◆ TASK PROMPT ◆
Restate each line of the listing exactly, without carrying over any pictures.

● ● ● ● ●

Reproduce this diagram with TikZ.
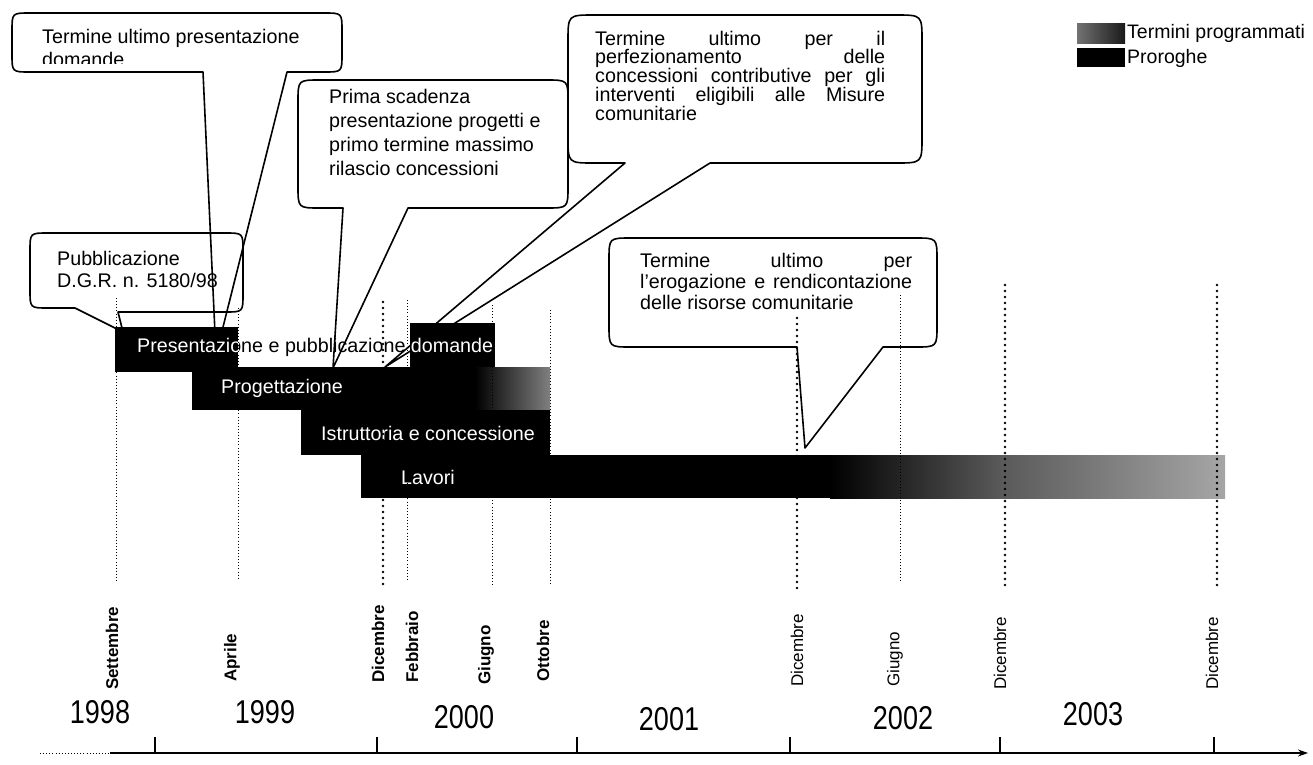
\documentclass[tikz,border=0pt]{standalone}
\usepackage{fontspec}
\setmainfont{Liberation Sans}
\usetikzlibrary{arrows.meta}
\begin{document}
\begin{tikzpicture}[x=1pt,y=-1pt,
  callout/.style={draw=black, line width=1.6pt, line join=round},
  bartext/.style={text=white, inner sep=0pt, font=\fontsize{19.7}{22}\selectfont},
  ctext/.style={anchor=base west, inner sep=0pt, font=\fontsize{19.7}{22}\selectfont},
  thindot/.style={line width=0.9pt, dash pattern=on 0.9pt off 2.2pt},
  thickdot/.style={line width=2.8pt, line cap=round, dash pattern=on 0pt off 6pt},
  month/.style={rotate=90, anchor=west, inner sep=0pt, font=\fontsize{17}{17}\selectfont\bfseries},
  monthr/.style={rotate=90, anchor=west, inner sep=0pt, font=\fontsize{17}{17}\selectfont},
  yearlab/.style={inner sep=0pt, font=\fontsize{33}{33}\selectfont},
  legtext/.style={anchor=west, inner sep=0pt, font=\fontsize{19.5}{20}\selectfont}
]
\useasboundingbox[fill=white] (0,0) rectangle (1313,764);

% ---------- callouts ----------
\draw[callout] (203,72) -- (216,355) -- (287,72) -- (324,72) .. controls (342,72) .. (342,54) -- (342,31) .. controls (342,13) .. (324,13) -- (30,13) .. controls (12,13) .. (12,31) -- (12,54) .. controls (12,72) .. (30,72) -- cycle;
\begin{scope}
\clip (12,13) rectangle (342,63);
\node[ctext] (c1) at (42,43) {\vtop{\baselineskip=23pt\hbox{Termine ultimo presentazione}\hbox{domande}}};
\end{scope}

\draw[callout] (118,312) -- (225,312) .. controls (243,312) .. (243,294) -- (243,251) .. controls (243,233) .. (225,233) -- (48,233) .. controls (30,233) .. (30,251) -- (30,290) .. controls (30,308) .. (48,308) -- (75,308) -- (123,332) -- cycle;
\node[ctext] (c2) at (57,265) {\vtop{\baselineskip=22pt\hbox{Pubblicazione}\hbox{D.G.R. n. 5180/98}}};

\draw[callout] (343,208) -- (333,368) -- (408,208) -- (546,208) .. controls (568,208) .. (568,186) -- (568,102) .. controls (568,80) .. (546,80) -- (320,80) .. controls (298,80) .. (298,102) -- (298,186) .. controls (298,208) .. (320,208) -- cycle;
\node[ctext] (c3) at (329,103) {\vtop{\baselineskip=24pt\hbox{Prima scadenza}\hbox{presentazione progetti e}\hbox{primo termine massimo}\hbox{rilascio concessioni}}};

\draw[callout] (625,163) -- (385,367) -- (710,163) -- (896,163) .. controls (922,163) .. (922,137) -- (922,41) .. controls (922,15) .. (896,15) -- (594,15) .. controls (568,15) .. (568,41) -- (568,137) .. controls (568,163) .. (594,163) -- cycle;
\node[ctext] (c4) at (595,45) {\vtop{\baselineskip=18.8pt
  \hbox{\makebox[290pt][s]{Termine ultimo per il}}
  \hbox{\makebox[290pt][s]{perfezionamento delle}}
  \hbox{\makebox[290pt][s]{concessioni contributive per gli}}
  \hbox{\makebox[290pt][s]{interventi eligibili alle Misure}}
  \hbox{comunitarie}}};

\draw[callout] (797,347) -- (805,448) -- (883,347) -- (915,347) .. controls (937,347) .. (937,325) -- (937,260) .. controls (937,238) .. (915,238) -- (631,238) .. controls (609,238) .. (609,260) -- (609,325) .. controls (609,347) .. (631,347) -- cycle;
\node[ctext] (c5) at (640,267) {\vtop{\baselineskip=21pt
  \hbox{\makebox[272pt][s]{Termine ultimo per}}
  \hbox{\makebox[272pt][s]{l'erogazione e rendicontazione}}
  \hbox{delle risorse comunitarie}}};

% ---------- bars ----------
\fill (115,327) rectangle (238,372);
\fill (410,323) rectangle (495,367);
\fill (192,367) rectangle (476,410);
\shade[left color=black, right color=black!50] (475,367) rectangle (550,410);
\fill (301,410) rectangle (550,455);
\fill (361,455) rectangle (831,498);
\shade[left color=black, right color=black!65] (830,455) rectangle (1001,498);
\shade[left color=black!65, right color=black!35] (1000,455) rectangle (1225,498);

\node[ctext] (pres) at (137,352) {Presentazione e pubblicazione domande};
\begin{scope}
\clip (115,327) rectangle (238,372) (410,323) rectangle (495,367);
\node[ctext, text=white] (presw) at (137,352) {Presentazione e pubblicazione domande};
\end{scope}
\node[bartext] (prog) at (282,388) {Progettazione};
\node[bartext] (istr) at (428,433) {Istruttoria e concessione};
\node[bartext] (lav) at (428,477) {Lavori};

% ---------- month markers ----------
\draw[thindot] (116,298) -- (116,583);
\draw[thindot] (238,308) -- (238,580);
\draw[thickdot] (383,302) -- (383,585);
\draw[thindot] (407,300) -- (407,582);
\draw[thindot] (492,305) -- (492,587);
\draw[thindot] (550,310) -- (550,583);
\draw[thickdot] (797,318) -- (797,593);
\draw[thindot] (900,295) -- (900,583);
\draw[thickdot] (1005,285) -- (1005,590);
\draw[thickdot] (1217,285) -- (1217,590);

\node[month] (m1) at (112,690) {Settembre};
\node[month] (m2) at (232,682) {Aprile};
\node[month] (m3) at (378,683) {Dicembre};
\node[month] (m4) at (412,683) {Febbraio};
\node[month] (m5) at (486,685) {Giugno};
\node[month] (m6) at (543,682) {Ottobre};
\node[monthr] (m7) at (797,687) {Dicembre};
\node[monthr] (m8) at (895,687) {Giugno};
\node[monthr] (m9) at (1000,690) {Dicembre};
\node[monthr] (m10) at (1212,690) {Dicembre};

% ---------- years ----------
\node[yearlab] (y1) at (100,712) {\scalebox{0.82}[1]{1998}};
\node[yearlab] (y2) at (265,712) {\scalebox{0.82}[1]{1999}};
\node[yearlab] (y3) at (464,717) {\scalebox{0.82}[1]{2000}};
\node[yearlab] (y4) at (669,719) {\scalebox{0.82}[1]{2001}};
\node[yearlab] (y5) at (903,718) {\scalebox{0.82}[1]{2002}};
\node[yearlab] (y6) at (1093,714) {\scalebox{0.82}[1]{2003}};

% ---------- axis ----------
\coordinate (ax0) at (40,753);
\coordinate (ax1) at (110,753);
\coordinate (ax2) at (1308,753);
\draw[thindot] (ax0) -- (ax1);
\draw[line width=1.2pt, -{Stealth[length=10pt,width=7pt]}] (ax1) -- (ax2);
\foreach \x in {155,377,577,790,1000,1214} \draw[line width=1.3pt] (\x,737) -- (\x,753);

% ---------- legend ----------
\shade[left color=black!55, right color=black!90] (1077,23) rectangle (1125,43);
\fill (1077,48) rectangle (1125,67);
\node[legtext] (l1) at (1127,33) {Termini programmati};
\node[legtext] (l2) at (1127,58) {Proroghe};
\end{tikzpicture}
\end{document}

● ● ● ● ●

◆ SOLUTION TO THE PROBLEM ◆
Reproduce this diagram with TikZ.
\documentclass[tikz,border=0pt]{standalone}
\usepackage{fontspec}
\setmainfont{Liberation Sans}
\usetikzlibrary{arrows.meta}
\begin{document}
\begin{tikzpicture}[x=1pt,y=-1pt,
  callout/.style={draw=black, line width=1.6pt, line join=round},
  bartext/.style={text=white, inner sep=0pt, font=\fontsize{19.7}{22}\selectfont},
  ctext/.style={anchor=base west, inner sep=0pt, font=\fontsize{19.7}{22}\selectfont},
  thindot/.style={line width=0.9pt, dash pattern=on 0.9pt off 2.2pt},
  thickdot/.style={line width=2.8pt, line cap=round, dash pattern=on 0pt off 6pt},
  month/.style={rotate=90, anchor=west, inner sep=0pt, font=\fontsize{17}{17}\selectfont\bfseries},
  monthr/.style={rotate=90, anchor=west, inner sep=0pt, font=\fontsize{17}{17}\selectfont},
  yearlab/.style={inner sep=0pt, font=\fontsize{33}{33}\selectfont},
  legtext/.style={anchor=west, inner sep=0pt, font=\fontsize{19.5}{20}\selectfont}
]
\useasboundingbox[fill=white] (0,0) rectangle (1313,764);

% ---------- callouts ----------
\draw[callout] (203,72) -- (216,355) -- (287,72) -- (324,72) .. controls (342,72) .. (342,54) -- (342,31) .. controls (342,13) .. (324,13) -- (30,13) .. controls (12,13) .. (12,31) -- (12,54) .. controls (12,72) .. (30,72) -- cycle;
\begin{scope}
\clip (12,13) rectangle (342,63);
\node[ctext] (c1) at (42,43) {\vtop{\baselineskip=23pt\hbox{Termine ultimo presentazione}\hbox{domande}}};
\end{scope}

\draw[callout] (118,312) -- (225,312) .. controls (243,312) .. (243,294) -- (243,251) .. controls (243,233) .. (225,233) -- (48,233) .. controls (30,233) .. (30,251) -- (30,290) .. controls (30,308) .. (48,308) -- (75,308) -- (123,332) -- cycle;
\node[ctext] (c2) at (57,265) {\vtop{\baselineskip=22pt\hbox{Pubblicazione}\hbox{D.G.R. n. 5180/98}}};

\draw[callout] (343,208) -- (333,368) -- (408,208) -- (546,208) .. controls (568,208) .. (568,186) -- (568,102) .. controls (568,80) .. (546,80) -- (320,80) .. controls (298,80) .. (298,102) -- (298,186) .. controls (298,208) .. (320,208) -- cycle;
\node[ctext] (c3) at (329,103) {\vtop{\baselineskip=24pt\hbox{Prima scadenza}\hbox{presentazione progetti e}\hbox{primo termine massimo}\hbox{rilascio concessioni}}};

\draw[callout] (625,163) -- (385,367) -- (710,163) -- (896,163) .. controls (922,163) .. (922,137) -- (922,41) .. controls (922,15) .. (896,15) -- (594,15) .. controls (568,15) .. (568,41) -- (568,137) .. controls (568,163) .. (594,163) -- cycle;
\node[ctext] (c4) at (595,45) {\vtop{\baselineskip=18.8pt
  \hbox{\makebox[290pt][s]{Termine ultimo per il}}
  \hbox{\makebox[290pt][s]{perfezionamento delle}}
  \hbox{\makebox[290pt][s]{concessioni contributive per gli}}
  \hbox{\makebox[290pt][s]{interventi eligibili alle Misure}}
  \hbox{comunitarie}}};

\draw[callout] (797,347) -- (805,448) -- (883,347) -- (915,347) .. controls (937,347) .. (937,325) -- (937,260) .. controls (937,238) .. (915,238) -- (631,238) .. controls (609,238) .. (609,260) -- (609,325) .. controls (609,347) .. (631,347) -- cycle;
\node[ctext] (c5) at (640,267) {\vtop{\baselineskip=21pt
  \hbox{\makebox[272pt][s]{Termine ultimo per}}
  \hbox{\makebox[272pt][s]{l'erogazione e rendicontazione}}
  \hbox{delle risorse comunitarie}}};

% ---------- bars ----------
\fill (115,327) rectangle (238,372);
\fill (410,323) rectangle (495,367);
\fill (192,367) rectangle (476,410);
\shade[left color=black, right color=black!50] (475,367) rectangle (550,410);
\fill (301,410) rectangle (550,455);
\fill (361,455) rectangle (831,498);
\shade[left color=black, right color=black!65] (830,455) rectangle (1001,498);
\shade[left color=black!65, right color=black!35] (1000,455) rectangle (1225,498);

\node[ctext] (pres) at (137,352) {Presentazione e pubblicazione domande};
\begin{scope}
\clip (115,327) rectangle (238,372) (410,323) rectangle (495,367);
\node[ctext, text=white] (presw) at (137,352) {Presentazione e pubblicazione domande};
\end{scope}
\node[bartext] (prog) at (282,388) {Progettazione};
\node[bartext] (istr) at (428,433) {Istruttoria e concessione};
\node[bartext] (lav) at (428,477) {Lavori};

% ---------- month markers ----------
\draw[thindot] (116,298) -- (116,583);
\draw[thindot] (238,308) -- (238,580);
\draw[thickdot] (383,302) -- (383,585);
\draw[thindot] (407,300) -- (407,582);
\draw[thindot] (492,305) -- (492,587);
\draw[thindot] (550,310) -- (550,583);
\draw[thickdot] (797,318) -- (797,593);
\draw[thindot] (900,295) -- (900,583);
\draw[thickdot] (1005,285) -- (1005,590);
\draw[thickdot] (1217,285) -- (1217,590);

\node[month] (m1) at (112,690) {Settembre};
\node[month] (m2) at (232,682) {Aprile};
\node[month] (m3) at (378,683) {Dicembre};
\node[month] (m4) at (412,683) {Febbraio};
\node[month] (m5) at (486,685) {Giugno};
\node[month] (m6) at (543,682) {Ottobre};
\node[monthr] (m7) at (797,687) {Dicembre};
\node[monthr] (m8) at (895,687) {Giugno};
\node[monthr] (m9) at (1000,690) {Dicembre};
\node[monthr] (m10) at (1212,690) {Dicembre};

% ---------- years ----------
\node[yearlab] (y1) at (100,712) {\scalebox{0.82}[1]{1998}};
\node[yearlab] (y2) at (265,712) {\scalebox{0.82}[1]{1999}};
\node[yearlab] (y3) at (464,717) {\scalebox{0.82}[1]{2000}};
\node[yearlab] (y4) at (669,719) {\scalebox{0.82}[1]{2001}};
\node[yearlab] (y5) at (903,718) {\scalebox{0.82}[1]{2002}};
\node[yearlab] (y6) at (1093,714) {\scalebox{0.82}[1]{2003}};

% ---------- axis ----------
\coordinate (ax0) at (40,753);
\coordinate (ax1) at (110,753);
\coordinate (ax2) at (1308,753);
\draw[thindot] (ax0) -- (ax1);
\draw[line width=1.2pt, -{Stealth[length=10pt,width=7pt]}] (ax1) -- (ax2);
\foreach \x in {155,377,577,790,1000,1214} \draw[line width=1.3pt] (\x,737) -- (\x,753);

% ---------- legend ----------
\shade[left color=black!55, right color=black!90] (1077,23) rectangle (1125,43);
\fill (1077,48) rectangle (1125,67);
\node[legtext] (l1) at (1127,33) {Termini programmati};
\node[legtext] (l2) at (1127,58) {Proroghe};
\end{tikzpicture}
\end{document}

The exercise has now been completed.